SocketError stapleadder A HAProxy socket can not be opened Log a critical error. Every “send” action will try to re-open the socket.
BrokenPipeError A HAProxy socket consistently has a broken pipe
StapleAdderBadResponse HAProxy does not respond with ‘OCSP Response updated!’ Schedule a retry 3x n*60s, then 3x, every hour, then ignore.
[1](1, 2) When the certificate file is changed, certfinder will add the file back to the parsing queue.

stapled.core.exceptions

This module holds the application specific exceptions.

exception stapled.core.exceptions.OCSPBadResponse[source]

Raised when a OCSP staple is not valid.

exception stapled.core.exceptions.RenewalRequirementMissing[source]

Raised when a OCSP renewal is run while not all requirements are met.

exception stapled.core.exceptions.SocketError[source]

Raised by the StapleAdder when it is impossible to connect to or use its socket.

exception stapled.core.exceptions.StapleAdderBadResponse[source]

Raised when HAProxy does not respond with “OCSP Response updated”.

exception stapled.core.exceptions.CertFileAccessError[source]

Raised when a file can’t be accessed at all.

exception stapled.core.exceptions.CertParsingError(msg, *args, **kwargs)[source]

Raised when something went wrong while parsing the certificate file.

exception stapled.core.exceptions.CertValidationError[source]

Raised when validation the certificate chain fails.

stapled.core.excepthandler

This module defines a context in which we can run actions that are likely to fail because they have intricate dependencies e.g. network connections, file access, parsing certificates and validating their chains, etc., without stopping execution of the application.
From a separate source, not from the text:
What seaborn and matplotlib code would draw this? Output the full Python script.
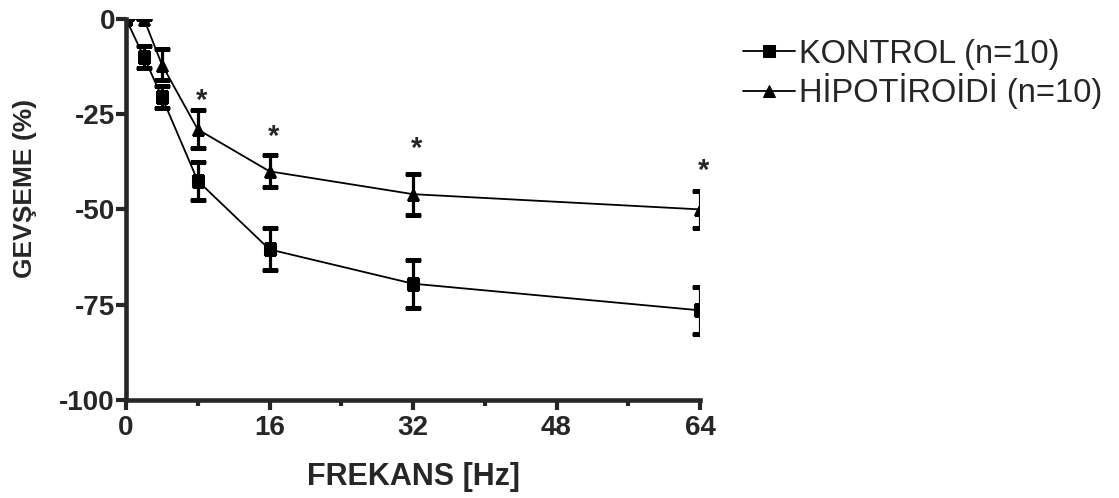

Additionally it will log these errors and depending on the nature of the error reschedule the task at a time that seems reasonable, i.e.: we can reasonably expect the issue to be resolved by that time.

It is generally considered bad practice to catch all remaining exceptions, however this is a daemon. We can’t afford it to get stuck or crashed. So in the interest of staying alive, if an exception is not caught specifically, the handler will catch it, generate a stack trace and save if in a file in the current working directory. A log entry will be created explaining that there was an exception, inform about the location of the stack trace dump and that the context will be dropped. It will also kindly request the administrator to contact the developers so the exception can be caught in a future release which will probably increase stability and might result in a retry rather than just dropping the context.
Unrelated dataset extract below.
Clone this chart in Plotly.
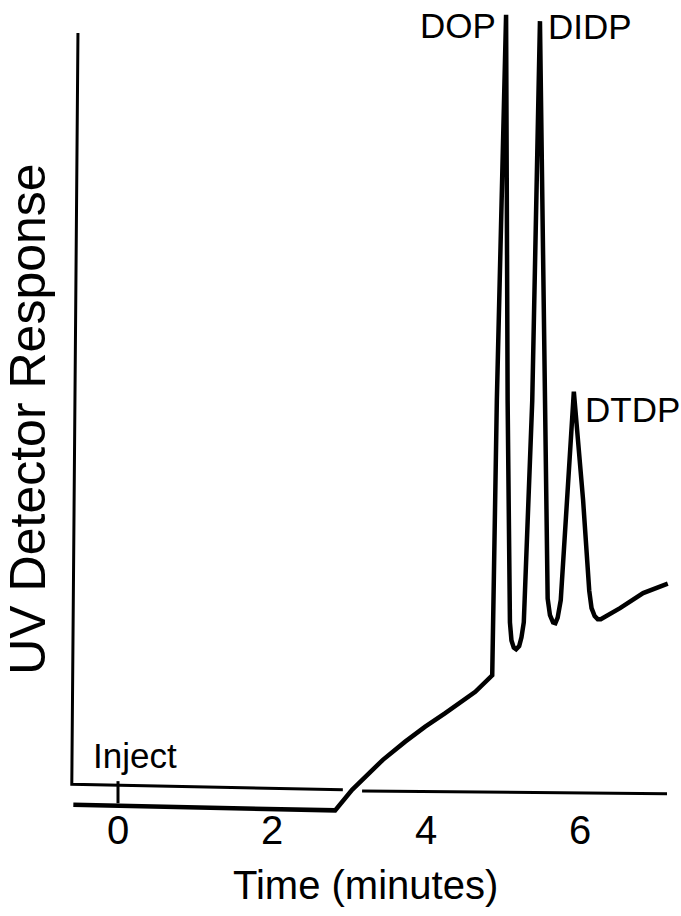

Dropping the context effectively means that a retry won’t occur and since the context will have no more references, it will be garbage collected. There is however still a reference to the certificate model in core.daemon.run.models. With no scheduled actions it will just sit idle, until the finder detects that it is either removed – which will cause the entry in core.daemon.run.models to be deleted, or it is changed. If the certificate file is changed the finder will schedule schedule a parsing action for it and it will be picked up again. Hopefully the issue that caused the uncaught exception will be resolved, if not, if will be caught again and the cycle continues.

stapled.core.excepthandler.LOG_DIR = '/var/log/stapled/'

This is a global variable that is overridden by stapled.__main__ with the command line argument: --logdir

stapled.core.excepthandler.stapled_except_handle(*args, **kwds)[source]

Handle lots of potential errors and reschedule failed action contexts.

stapled.core.excepthandler.handle_file_error(exc)[source]

Wrapper for handling IOError and OSError logging..

Can’t use FileNotFoundError and PermissionError because they don’t exist in Python 2.7.x yet. This won’t be required after we remove Python 2.7.x support. :param Exception exc: OSError or IOError to handle logging for. :return str: Reason for OSError/IOError.

stapled.core.excepthandler.delete_ocsp_for_context(ctx)[source]

When something bad happens, sometimes it is good to delete a related bad OCSP file so it can’t be served any more.

Todo

Check that HAProxy doesn’t cache this, it probably does, we need to be able to tell it not to remember it.

stapled.core.excepthandler.dump_stack_trace(ctx, exc)[source]

Examine the last exception and dump a stack trace to a file, if it fails due to an IOError or OSError, log that it failed so the a sysadmin may make the directory writeable.